The Sound of an Ending
From its opening moments back in 2016, the show positioned sound as a storytelling device rather than a decorative background. Its soundtrack has forever leaned heavily on analogue synths and minimalist motifs that transport you back to a time that, for many young people, rightly or wrongly, seemed simpler.
But it’s been most noticeable in this final season that this approach has intensified. As the narrative built towards its conclusion (no spoilers here if you’re not caught up already!), the music grew more prominent and more daring. Classic tracks played out at moments of heightened drama or reflection, often tied to a character’s inner life or a turning point in the story. Viewers experienced them through the lens of grief, hope, fear and resolution.
So as the wake of the finale rippled across continents worldwide, it appeared those emotional associations had already begun to transfer seamlessly into listening behaviour. Early statistics reported from the charts this week show this impact. Prince’s Purple Rain has experienced a 243% jump in global Spotify streams, with a staggering 577% increase specifically among Gen-Z listeners, while David Bowie’s Heroes surged nearly 500%, climbing from 94,000 to 470,000 daily streams.
It’s this behaviour that speaks directly to how Gen-Z is engaging with music right now. Far from being solely driven by novelty, this generation is showing a deeper yearning for simpler times amidst modern stress. They are a cohort longing for a time that exists only through media, myth and aesthetic reconstruction, but for perhaps the first time, they’re discovering this music not as something old, but as something newly meaningful.
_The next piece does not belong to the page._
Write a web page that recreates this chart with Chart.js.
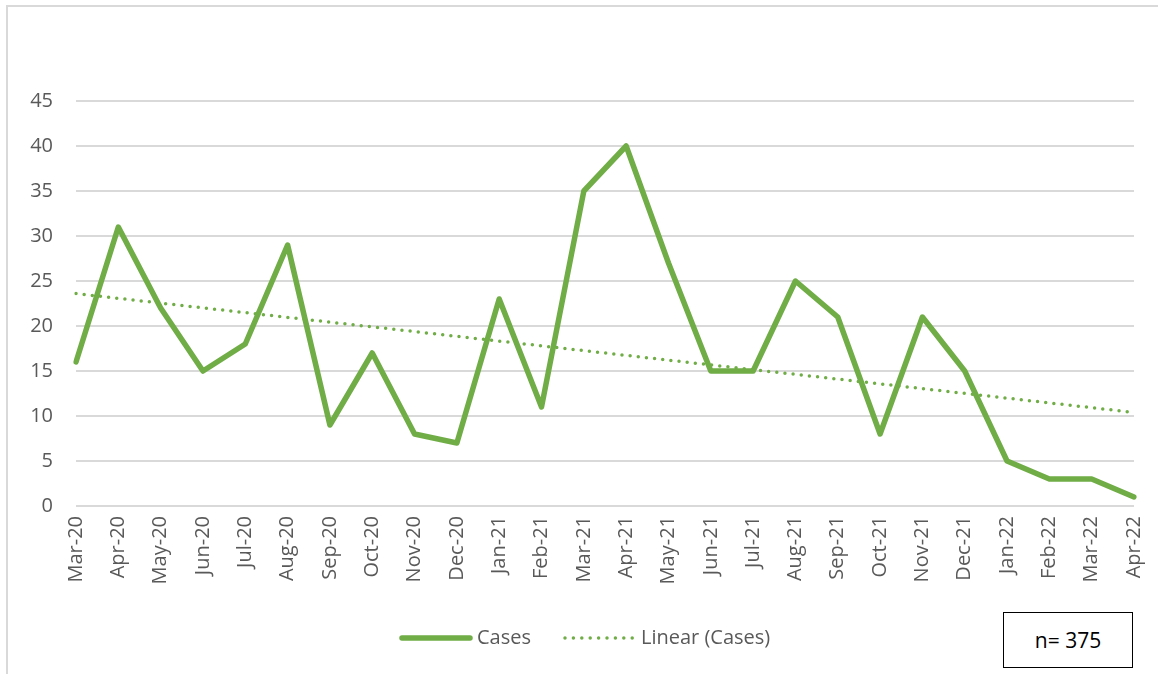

Gen Z’s yearning for the past
Gen-Z has come of age in a world defined by relentless stimulation and constant upheaval. From their earliest years, they have navigated a landscape of nonstop notifications, economic uncertainty, physical social isolation and a world that feels particularly heavy. All of this has expectations and anxieties in ways previous generations did not experience at the same age.
So perhaps this fascination with nostalgia stems from a yearning for safety and stability.
Music, television, film, and other cultural artefacts from earlier eras offer a sense of rhythm, order, and familiarity that contrasts sharply with the chaos of the present. They provide a safe space in which emotions can be processed, where reflection is possible, and where the mind can rest in imagined simplicity. In this way, nostalgia is not mere escapism.
The 1980s soundworld presented by Stranger Things offers a form of emotional refuge. For Gen-Z, engaging with this music is not about recreating the past but about accessing a sense of stability and sincerity that feels increasingly rare in a world of hyper-connectivity.
In the end, Stranger Things has done more than close a story. It has rewired the way audiences think about memory, media, and music itself. And for one likely brief, shimmering week, the charts will no longer be just a reflection of what is new – they are a reflection of what endures and the sentiments they represent.